**SUPPLIED RECORDS**

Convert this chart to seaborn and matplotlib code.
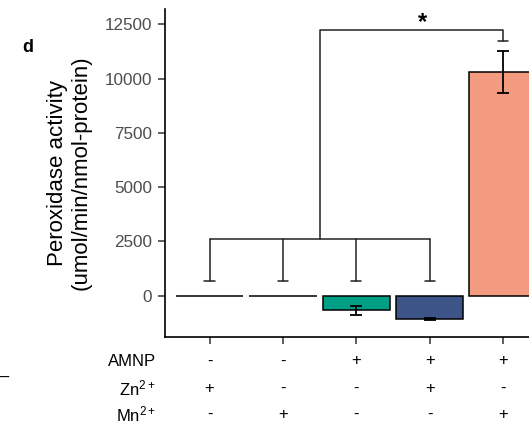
import numpy as np
import pandas as pd
import seaborn as sns
import matplotlib.pyplot as plt
import matplotlib.transforms as mtransforms

# datos
grupos = ['Zn', 'Mn', 'AMNP', 'AMNP+Zn', 'AMNP+Mn']
actividad = [0, 0, -680, -1070, 10300]
desv = [0, 0, 210, 40, 970]
colores = ['#E64B35', '#4DBBD5', '#00A087', '#3C5488', '#F39B7F']
fila_amnp = ['-', '-', '+', '+', '+']
fila_zn = ['+', '-', '-', '+', '-']
fila_mn = ['-', '+', '-', '-', '+']
# brackets de significancia
sig_bajo = 2610
sig_bajo_pie = 658
sig_alto = 12250
sig_alto_pie = 11710

sns.set_style('white')
plt.rcParams['font.family'] = ['Liberation Sans', 'DejaVu Sans']
plt.rcParams['mathtext.fontset'] = 'custom'
plt.rcParams['mathtext.rm'] = 'Liberation Sans'
plt.rcParams['mathtext.default'] = 'regular'

df = pd.DataFrame({'grupo': grupos, 'actividad': actividad, 'sd': desv})

fig = plt.figure(figsize=(5.29, 4.30), dpi=100)
# el eje sigue mas alla del borde derecho (figura recortada)
ax = fig.add_axes([164.5/529, 92.7/430, 412/529, 328.3/430])

sns.barplot(data=df, x='grupo', y='actividad', hue='grupo', palette=colores,
            saturation=1, width=0.92, edgecolor='black', linewidth=1.1,
            errorbar=None, legend=False, ax=ax)
xs = np.arange(len(grupos))
ax.errorbar(xs[2:], df['actividad'][2:], yerr=df['sd'][2:], fmt='none',
            ecolor='black', elinewidth=1.3, capsize=4, capthick=1.3, zorder=5)

# brackets
lc = '#222222'
for x in xs[:4]:
    ax.plot([x, x], [sig_bajo_pie, sig_bajo], color=lc, lw=1.1)
    ax.plot([x - 0.07, x + 0.07], [sig_bajo_pie, sig_bajo_pie], color=lc, lw=1.1)
ax.plot([0, 3], [sig_bajo, sig_bajo], color=lc, lw=1.1)
ax.plot([1.5, 1.5, 4, 4], [sig_bajo, sig_alto, sig_alto, sig_alto_pie], color=lc, lw=1.1)
ax.plot([3.93, 4.07], [sig_alto_pie, sig_alto_pie], color=lc, lw=1.1)
ax.text(2.9, sig_alto - 200, '*', ha='center', va='bottom', fontsize=17,
        fontweight='bold', color='black')

ax.set_xlim(-0.614, 5.0)
ax.set_ylim(-1915, 13200)
ax.set_yticks([0, 2500, 5000, 7500, 10000, 12500])
ax.set_xticks(xs)
ax.set_xticklabels([])
ax.set_xlabel('')
ax.set_ylabel('Peroxidase activity\n(umol/min/nmol-protein)', fontsize=16,
              labelpad=9, color='black')
ax.tick_params(axis='y', labelsize=12.3, labelcolor='#4D4D4D', length=5, width=1.1,
               color='#333333', left=True, pad=4)
ax.tick_params(axis='x', length=5, width=1.1, color='#333333', bottom=True)
for s in ['top', 'right']:
    ax.spines[s].set_visible(False)
for s in ['left', 'bottom']:
    ax.spines[s].set_color('black')
    ax.spines[s].set_linewidth(1.2)

# tabla de tratamientos
trans = mtransforms.blended_transform_factory(ax.transData, fig.transFigure)
filas = [('AMNP', fila_amnp), ('Zn$^{2+}$', fila_zn), ('Mn$^{2+}$', fila_mn)]
ys = [1 - 361/430, 1 - 388/430, 1 - 414/430]
for (nombre, signos), y in zip(filas, ys):
    fig.text(156/529, y, nombre, ha='right', va='center', fontsize=12, color='black')
    for x, s in zip(xs, signos):
        ax.text(x, y, s, transform=trans, ha='center', va='center', fontsize=12,
                color='black')

fig.text(22/529, 1 - 47/430, 'd', fontsize=13, fontweight='bold', ha='left',
         va='center', color='black')
fig.text(0, 1 - 377/430, '–', fontsize=12, ha='left', va='center', color='black')

fig.savefig('out.png', dpi=100)
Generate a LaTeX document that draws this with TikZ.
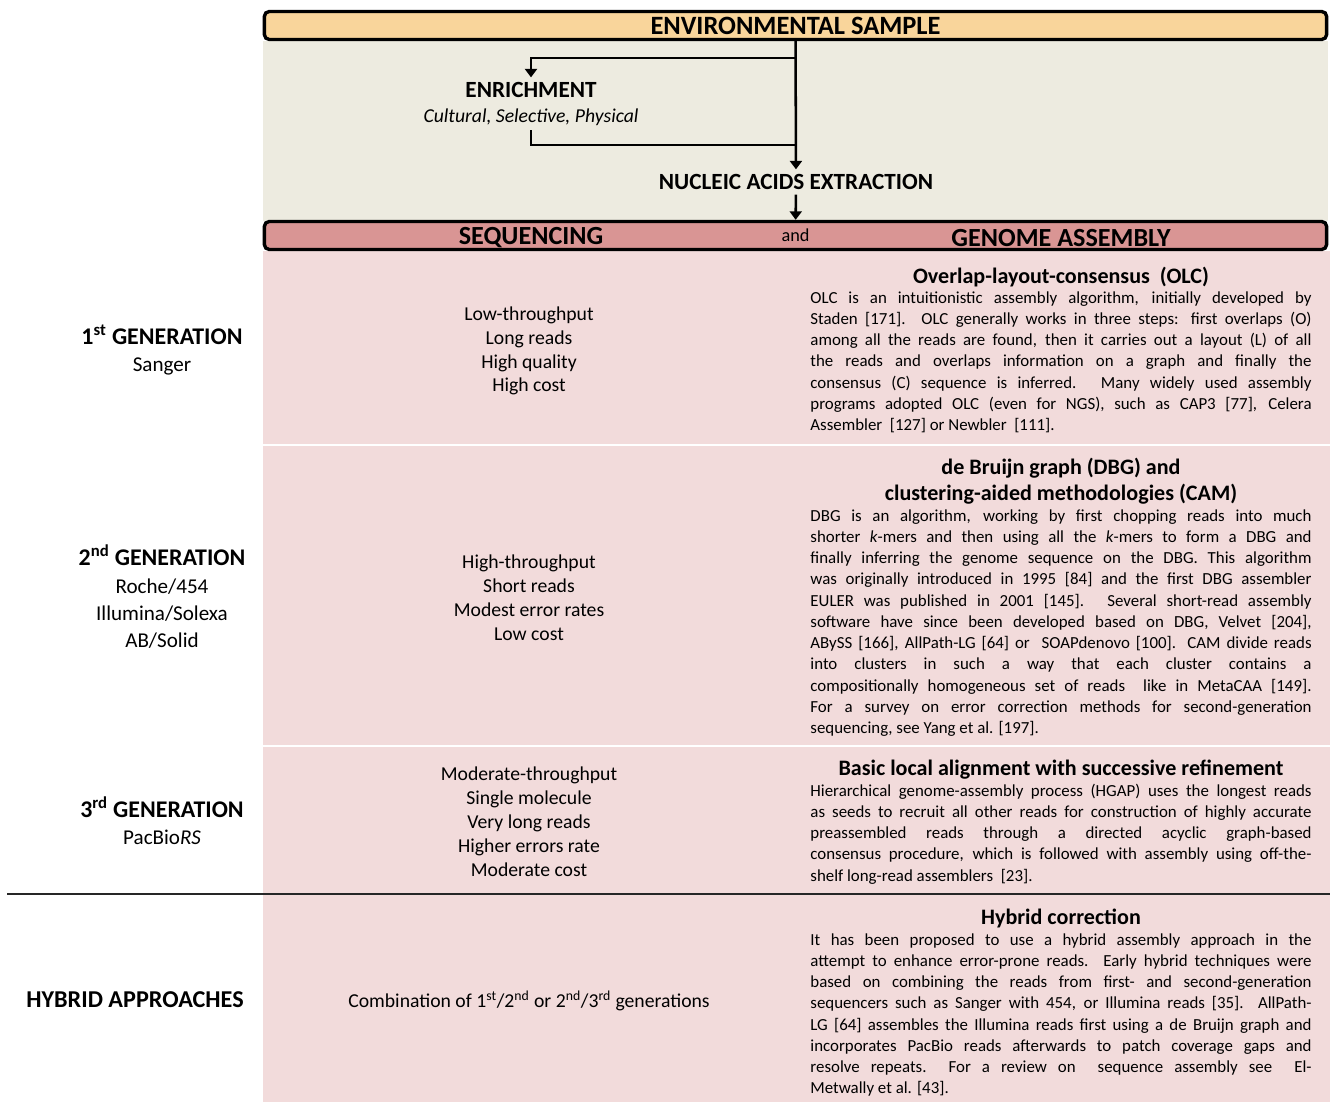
\documentclass[tikz,border=0pt]{standalone}
\usepackage{fontspec}
\setmainfont{Carlito}
\usetikzlibrary{arrows.meta,positioning}
\definecolor{samplecol}{RGB}{249,213,155}
\definecolor{prepcol}{RGB}{237,235,224}
\definecolor{seqcol}{RGB}{217,149,148}
\definecolor{rowcol}{RGB}{242,219,219}
\newcommand{\fsz}[2]{\fontsize{#1}{#2}\selectfont}
\begin{document}
\begin{tikzpicture}[x=0.025cm, y=-0.025cm, >={Triangle[length=6pt,width=8.5pt]},
  bar/.style={draw, line width=2.4pt, rounded corners=3.5pt, minimum width=26.55cm, minimum height=0.7cm, inner sep=0pt},
  prep/.style={font=\fsz{16.5}{20}\bfseries},
  heading/.style={font=\fsz{18.6}{22}\bfseries},
  gen/.style={align=center, font=\fsz{15}{19.5}},
  feature/.style={align=center, font=\fsz{14}{17}},
  method/.style={align=center, font=\fsz{15.7}{18.5}\bfseries},
  detail/.style={text width=12.525cm, align=justify, inner sep=0pt, anchor=north, font=\fsz{12}{15.1}},
  flow/.style={line width=1.8pt}]
\useasboundingbox (0,0) rectangle (1330,1102);
\fill[prepcol] (263,41) rectangle (1328,221);
\fill[rowcol] (263,251) rectangle (1330,1102);
\draw[white, line width=2pt] (263,445) -- (1330,445);
\draw[white, line width=2pt] (263,746) -- (1330,746);
\draw[black!85, line width=1.5pt] (7,894) -- (1330,894);

\node[bar, fill=samplecol, font=\fsz{18.8}{22}\bfseries] (sample) at (795.5,25.5) {ENVIRONMENTAL SAMPLE};
\node[prep] (enrich) at (531,90) {ENRICHMENT};
\node[font=\fsz{14}{17}\itshape] (means) at (531,117) {Cultural, Selective, Physical};
\node[prep] (extract) at (796,182) {NUCLEIC ACIDS EXTRACTION};
\node[bar, fill=seqcol, font=\fsz{13}{16}] (seqbar) at (795.5,235.5) {and};
\node[heading] (seqhead) at (531,238) {SEQUENCING};
\node[heading] (asmhead) at (1061,238) {GENOME ASSEMBLY};
\coordinate (split) at (796,58);
\coordinate (merge) at (796,145);
\draw[flow, ->] (sample) -- (extract);
\draw[flow, ->] (split) -| (enrich);
\draw[flow] (means) |- (merge);
\draw[flow, ->] (extract) -- (seqbar);

\node[gen] (gen1) at (162,350) {{\fsz{17}{20}\bfseries 1\textsuperscript{st} GENERATION}\\Sanger};
\node[gen] (gen2) at (162,597) {{\fsz{17}{20}\bfseries 2\textsuperscript{nd} GENERATION}\\Roche/454\\Illumina/Solexa\\AB/Solid};
\node[gen] (gen3) at (162,821) {{\fsz{17}{20}\bfseries 3\textsuperscript{rd} GENERATION}\\PacBio\textit{RS}};
\node[gen, font=\fsz{17.2}{20}\bfseries] (hybrid) at (135,1000) {HYBRID APPROACHES};

\node[feature] (feat1) at (529,351) {Low-throughput\\Long reads\\High quality\\High cost};
\node[feature] (feat2) at (529,598) {High-throughput\\Short reads\\Modest error rates\\Low cost};
\node[feature] (feat3) at (529,822) {Moderate-throughput\\Single molecule\\Very long reads\\Higher errors rate\\Moderate cost};
\node[feature] (feat4) at (529,1001) {Combination of 1\textsuperscript{st}/2\textsuperscript{nd} or 2\textsuperscript{nd}/3\textsuperscript{rd} generations};

\node[method] (olc) at (1061,277) {Overlap-layout-consensus~~(OLC)};
\node[detail] (olcbody) at (1061,288) {\strut OLC is an intuitionistic assembly algorithm, initially developed by\linebreak Staden [171]. OLC generally works in three steps: first overlaps (O)\linebreak among all the reads are found, then it carries out a layout (L) of all\linebreak the reads and overlaps information on a graph and finally the\linebreak consensus (C) sequence is inferred. Many widely used assembly\linebreak programs adopted OLC (even for NGS), such as CAP3 [77], Celera\linebreak Assembler~~[127] or Newbler~~[111].};
\node[method] (dbg) at (1061,481) {de Bruijn graph (DBG) and\\clustering-aided methodologies (CAM)};
\node[detail] (dbgbody) at (1061,506) {\strut DBG is an algorithm, working by first chopping reads into much\linebreak shorter \textit{k}-mers and then using all the \textit{k}-mers to form a DBG and\linebreak finally inferring the genome sequence on the DBG. This algorithm\linebreak was originally introduced in 1995 [84] and the first DBG assembler\linebreak EULER was published in 2001 [145]. Several short-read assembly\linebreak software have since been developed based on DBG, Velvet [204],\linebreak ABySS [166], AllPath-LG [64] or~~SOAPdenovo [100]. CAM divide reads\linebreak into clusters in such a way that each cluster contains a\linebreak compositionally homogeneous set of reads~~like in MetaCAA [149].\linebreak For a survey on error correction methods for second-generation\linebreak sequencing, see Yang et al. [197].};
\node[method] (hgap) at (1061,770) {Basic local alignment with successive refinement};
\node[detail] (hgapbody) at (1061,781) {\strut Hierarchical genome-assembly process (HGAP) uses the longest reads\linebreak as seeds to recruit all other reads for construction of highly accurate\linebreak preassembled reads through a directed acyclic graph-based\linebreak consensus procedure, which is followed with assembly using off-the-\linebreak{}shelf long-read assemblers~~[23].};
\node[method] (hyb) at (1061,918) {Hybrid correction};
\node[detail] (hybbody) at (1061,930) {\strut It has been proposed to use a hybrid assembly approach in the\linebreak attempt to enhance error-prone reads. Early hybrid techniques were\linebreak based on combining the reads from first- and second-generation\linebreak sequencers such as Sanger with 454, or Illumina reads [35]. AllPath-\linebreak{}LG [64] assembles the Illumina reads first using a de Bruijn graph and\linebreak incorporates PacBio reads afterwards to patch coverage gaps and\linebreak resolve repeats.~~For a review on~~sequence assembly see~~El-\linebreak{}Metwally et al. [43].};
\end{tikzpicture}
\end{document}
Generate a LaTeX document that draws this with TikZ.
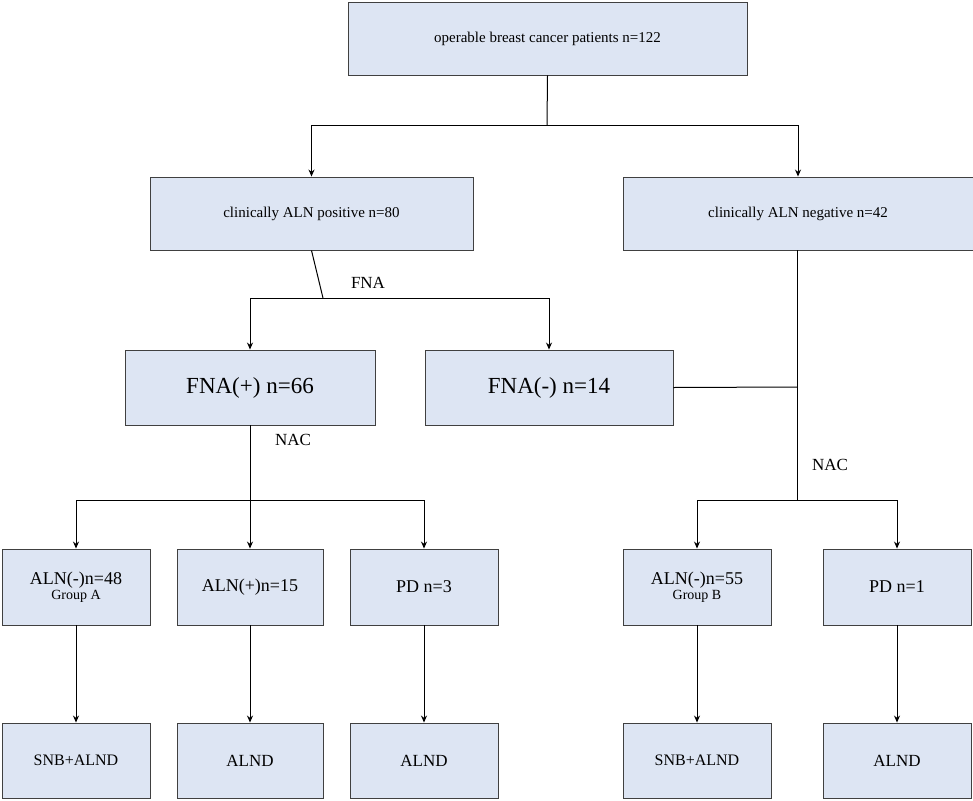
\documentclass[tikz,border=0pt]{standalone}
\usepackage{fontspec}
\setmainfont{Liberation Serif}
\usetikzlibrary{arrows.meta}
\begin{document}
\begin{tikzpicture}[x=1pt,y=-1pt,
  bx/.style={draw=black!75,fill={rgb,255:red,221;green,229;blue,243},line width=0.9pt,inner sep=0pt},
  ln/.style={line width=1pt},
  ar/.style={ln,-{Stealth[length=7pt,width=6pt]}},
  lb/.style={font=\fontsize{17}{20}\selectfont}]
\useasboundingbox (0,0) rectangle (973,800);
\newcommand\bx[6]{\node[bx,minimum width=#4-#2,minimum height=#5-#3,align=center] (#1) at ({(#2+#4)/2},{(#3+#5)/2}) {#6};}
\bx{top}{348}{2}{747}{75}{\fontsize{15}{18}\selectfont operable breast cancer patients n=122}
\bx{pos}{150}{177}{473}{250}{\fontsize{15}{18}\selectfont clinically ALN positive n=80}
\bx{neg}{623}{177}{973}{250}{\fontsize{15}{18}\selectfont clinically ALN negative n=42}
\bx{fp}{125}{350}{375}{425}{\fontsize{23}{26}\selectfont FNA(+) n=66}
\bx{fn}{425}{350}{673}{425}{\fontsize{23}{26}\selectfont FNA(-) n=14}
\bx{a}{2}{549}{150}{625}{\fontsize{18}{20}\selectfont ALN(-)n=48\\[1pt]\fontsize{14}{16}\selectfont Group A}
\bx{b}{177}{549}{323}{625}{\fontsize{18}{20}\selectfont ALN(+)n=15}
\bx{c}{350}{549}{498}{625}{\fontsize{18}{20}\selectfont PD n=3}
\bx{d}{623}{549}{771}{625}{\fontsize{18}{20}\selectfont ALN(-)n=55\\[1pt]\fontsize{14}{16}\selectfont Group B}
\bx{e}{823}{549}{971}{625}{\fontsize{18}{20}\selectfont PD n=1}
\bx{a2}{2}{723}{150}{798}{\fontsize{16}{18}\selectfont SNB+ALND}
\bx{b2}{177}{723}{323}{798}{\fontsize{17}{18}\selectfont ALND}
\bx{c2}{350}{723}{498}{798}{\fontsize{17}{18}\selectfont ALND}
\bx{d2}{623}{723}{771}{798}{\fontsize{16}{18}\selectfont SNB+ALND}
\bx{e2}{823}{723}{971}{798}{\fontsize{17}{18}\selectfont ALND}
\coordinate (j1) at (547,125);
\draw[ln] (top.south) -- (j1);
\draw[ar] (j1) -| (pos.north);
\draw[ar] (j1) -| (neg.north);
\coordinate (j2) at (323,298);
\draw[ln] (pos.south) -- (j2);
\node[lb,anchor=center] (fna) at (368,283) {FNA};
\draw[ar] (j2) -| (fp.north);
\draw[ar] (j2) -| (fn.north);
\coordinate (j3) at (250,500);
\draw[ln] (fp.south) -- (j3);
\node[lb] (nac1) at (293,440) {NAC};
\draw[ar] (j3) -| (a.north);
\draw[ar] (j3) -- (b.north);
\draw[ar] (j3) -| (c.north);
\coordinate (j4) at (797,500);
\coordinate (j5) at (797,387);
\draw[ln] (neg.south -| j4) -- (j4);
\draw[ln] (fn.east) -- (j5);
\node[lb] (nac2) at (830,465) {NAC};
\draw[ar] (j4) -| (d.north);
\draw[ar] (j4) -| (e.north);
\foreach \u/\v in {a/a2,b/b2,c/c2,d/d2,e/e2} \draw[ar] (\u.south) -- (\v.north);
\end{tikzpicture}
\end{document}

**PROBLEM TO SOLVE**
Up to and including the line with "capsize=4, capthick=1.3, zorder=5)", copy the data above from its first line. Skip pictures.

**RESPONSE TO THE EXERCISE**
Convert this chart to seaborn and matplotlib code.
import numpy as np
import pandas as pd
import seaborn as sns
import matplotlib.pyplot as plt
import matplotlib.transforms as mtransforms

# datos
grupos = ['Zn', 'Mn', 'AMNP', 'AMNP+Zn', 'AMNP+Mn']
actividad = [0, 0, -680, -1070, 10300]
desv = [0, 0, 210, 40, 970]
colores = ['#E64B35', '#4DBBD5', '#00A087', '#3C5488', '#F39B7F']
fila_amnp = ['-', '-', '+', '+', '+']
fila_zn = ['+', '-', '-', '+', '-']
fila_mn = ['-', '+', '-', '-', '+']
# brackets de significancia
sig_bajo = 2610
sig_bajo_pie = 658
sig_alto = 12250
sig_alto_pie = 11710

sns.set_style('white')
plt.rcParams['font.family'] = ['Liberation Sans', 'DejaVu Sans']
plt.rcParams['mathtext.fontset'] = 'custom'
plt.rcParams['mathtext.rm'] = 'Liberation Sans'
plt.rcParams['mathtext.default'] = 'regular'

df = pd.DataFrame({'grupo': grupos, 'actividad': actividad, 'sd': desv})

fig = plt.figure(figsize=(5.29, 4.30), dpi=100)
# el eje sigue mas alla del borde derecho (figura recortada)
ax = fig.add_axes([164.5/529, 92.7/430, 412/529, 328.3/430])

sns.barplot(data=df, x='grupo', y='actividad', hue='grupo', palette=colores,
            saturation=1, width=0.92, edgecolor='black', linewidth=1.1,
            errorbar=None, legend=False, ax=ax)
xs = np.arange(len(grupos))
ax.errorbar(xs[2:], df['actividad'][2:], yerr=df['sd'][2:], fmt='none',
            ecolor='black', elinewidth=1.3, capsize=4, capthick=1.3, zorder=5)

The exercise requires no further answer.